Maybe he doesn't really want to play with me.    Maybe computer games are more interesting than me.  Maybe I'm that boring.  Maybe he's mad at me.... argh my brain, why does it do this?!   I don't ask any of that out loud because it never goes well.  He wants what he wants, which is not to hear my brains hamster wheel in action when he's trying to relax.  (For those on Fet- obedience vs. transparency discussion- sound familiar?)

Then I start to put all that out of my mind and think only of the moment, and how it is good that I can serve him as he wants to be served.  I'm here for his desires, not the other way around.   I let myself enjoy the fact that he makes me wait.  I let myself enjoy being his slave, and am realizing the only thing that matters at this moment is his pleasure and my submission to his will.  

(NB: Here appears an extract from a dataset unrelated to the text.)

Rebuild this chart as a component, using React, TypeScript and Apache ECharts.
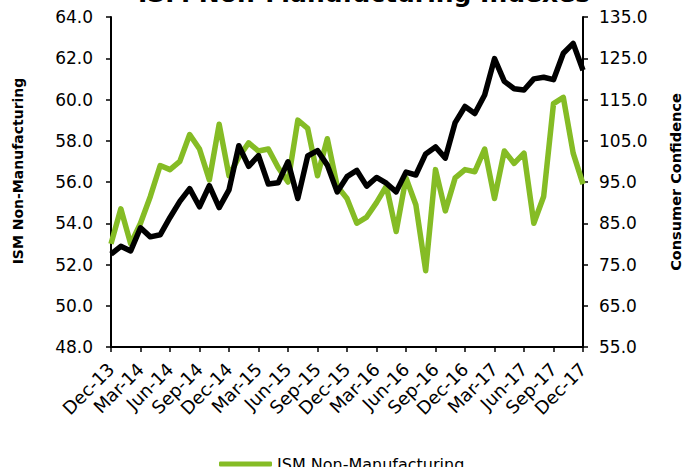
import React, { useEffect, useRef } from "react";
import * as echarts from "echarts";

const months = [
  "Dec-13", "Jan-14", "Feb-14", "Mar-14", "Apr-14", "May-14", "Jun-14", "Jul-14", "Aug-14", "Sep-14", "Oct-14", "Nov-14",
  "Dec-14", "Jan-15", "Feb-15", "Mar-15", "Apr-15", "May-15", "Jun-15", "Jul-15", "Aug-15", "Sep-15", "Oct-15", "Nov-15",
  "Dec-15", "Jan-16", "Feb-16", "Mar-16", "Apr-16", "May-16", "Jun-16", "Jul-16", "Aug-16", "Sep-16", "Oct-16", "Nov-16",
  "Dec-16", "Jan-17", "Feb-17", "Mar-17", "Apr-17", "May-17", "Jun-17", "Jul-17", "Aug-17", "Sep-17", "Oct-17", "Nov-17",
  "Dec-17",
];

const ismNonManufacturing = [
  53.0, 54.7, 53.0, 54.0, 55.3, 56.8, 56.6, 57.0, 58.3, 57.6, 56.1, 58.8,
  56.3, 57.2, 57.9, 57.5, 57.6, 56.7, 56.0, 59.0, 58.6, 56.3, 58.1, 55.8,
  55.2, 54.0, 54.3, 55.0, 55.8, 53.6, 56.2, 54.9, 51.7, 56.6, 54.6, 56.2,
  56.6, 56.5, 57.6, 55.2, 57.5, 56.9, 57.4, 54.0, 55.3, 59.8, 60.1, 57.4,
  55.9,
];

const consumerConfidence = [
  77.5, 79.4, 78.3, 83.9, 81.7, 82.2, 86.4, 90.3, 93.4, 89.0, 94.1, 88.8,
  93.1, 103.8, 98.8, 101.4, 94.5, 94.8, 99.9, 91.0, 101.3, 102.6, 99.1, 92.6,
  96.3, 97.8, 94.0, 96.1, 94.7, 92.6, 97.4, 96.7, 101.8, 103.5, 100.8, 109.4,
  113.3, 111.6, 116.1, 124.9, 119.4, 117.6, 117.3, 120.0, 120.4, 119.8, 126.2, 128.6,
  122.1,
];

const seriesNames = ["ISM Non-Manufacturing", "Consumer Confidence"];
const titleText = "ISM Non-Manufacturing Indexes";

const FONT = '"DejaVu Sans", Verdana, sans-serif';
const GREEN = "#85bc25";

export default function App() {
  const ref = useRef<HTMLDivElement>(null);

  useEffect(() => {
    if (!ref.current) return;
    const chart = echarts.init(ref.current, undefined, { renderer: "svg" });
    const axisCommon = {
      axisLine: { show: true, lineStyle: { color: "#000", width: 2 } },
      axisTick: { show: true, length: 5, lineStyle: { color: "#000", width: 1.5 } },
      splitLine: { show: false },
    };
    chart.setOption({
      animation: false,
      backgroundColor: "#fff",
      textStyle: { fontFamily: FONT },
      graphic: [
        {
          type: "text",
          x: 364,
          y: -7,
          style: {
            text: titleText,
            font: `bold 25px ${FONT}`,
            fill: "#000",
            textAlign: "center",
            textVerticalAlign: "middle",
          },
        },
      ],
      legend: {
        orient: "horizontal",
        left: 214,
        top: 451,
        width: 300,
        itemWidth: 53,
        itemHeight: 5,
        itemGap: 14,
        icon: "roundRect",
        data: seriesNames,
        textStyle: { fontSize: 16, color: "#000", fontFamily: FONT },
      },
      grid: { left: 111, right: 100, top: 17, bottom: 120 },
      xAxis: {
        type: "category",
        data: months,
        boundaryGap: false,
        ...axisCommon,
        axisTick: { show: true, interval: 2, length: 5, lineStyle: { color: "#000", width: 1.5 } },
        axisLabel: { interval: 2, rotate: 45, fontSize: 18, color: "#000", margin: 19 },
      },
      yAxis: [
        {
          type: "value",
          min: 48,
          max: 64,
          interval: 2,
          position: "left",
          name: seriesNames[0],
          nameLocation: "middle",
          nameGap: 86,
          nameTextStyle: { fontWeight: "bold", fontSize: 14, color: "#000", padding: [0, 0, 0, 22] },
          ...axisCommon,
          axisLabel: { fontSize: 17, color: "#000", margin: 18, formatter: (v: number) => v.toFixed(1) },
        },
        {
          type: "value",
          min: 55,
          max: 135,
          interval: 10,
          position: "right",
          name: seriesNames[1],
          nameLocation: "middle",
          nameGap: 85,
          nameTextStyle: { fontWeight: "bold", fontSize: 14.5, color: "#000" },
          ...axisCommon,
          axisLabel: { fontSize: 17, color: "#000", margin: 16, formatter: (v: number) => v.toFixed(1) },
        },
      ],
      series: [
        {
          name: seriesNames[0],
          type: "line",
          yAxisIndex: 0,
          data: ismNonManufacturing,
          showSymbol: false,
          symbol: "none",
          color: GREEN,
          lineStyle: { color: GREEN, width: 5.5, join: "round" },
        },
        {
          name: seriesNames[1],
          type: "line",
          yAxisIndex: 1,
          data: consumerConfidence,
          showSymbol: false,
          symbol: "none",
          color: "#000",
          lineStyle: { color: "#000", width: 5.5, join: "round" },
        },
      ],
    });
    return () => chart.dispose();
  }, []);

  return (
    <div
      ref={ref}
      style={{ position: "fixed", left: 0, top: 0, width: 691, height: 467, background: "#fff" }}
    />
  );
}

Then I switch to rubbing his other foot. 

I have no idea what he's thinking about, but the only things he says to me are "Enjoy your humility, slave" and other encouraging comments, but a while later he tells me it is time to tie me up and beat me.  My mind is in a good place.  Relaxed, servile, ready. 

He told me to strip, gave me a few hard strikes with the cane which made me yip and dance, and tied my hands to the rafter.  There was much beating with canes, misery stick (ow!) and belt, then fucking, and then he thoroughly plundered my ass before pulling out and decorating me with come.  

Afterward I asked to stay home, because I was pretty well worn out and wanted a moment by myself, but he said no, I was coming with him because he wanted me with him.   I appreciated this almost as much as my foot rub lesson.   It actually made me smile when he said no.   Such a powerful little word.   

"Can I...?"

"No."

And everything is suddenly all right.  I am happy to do what he wants just because he wants it.  Happy to be his creature.


I like to be reminded that he's in charge, that any pleasures come from him on his schedule, including whether or not I get after sex relaxation time.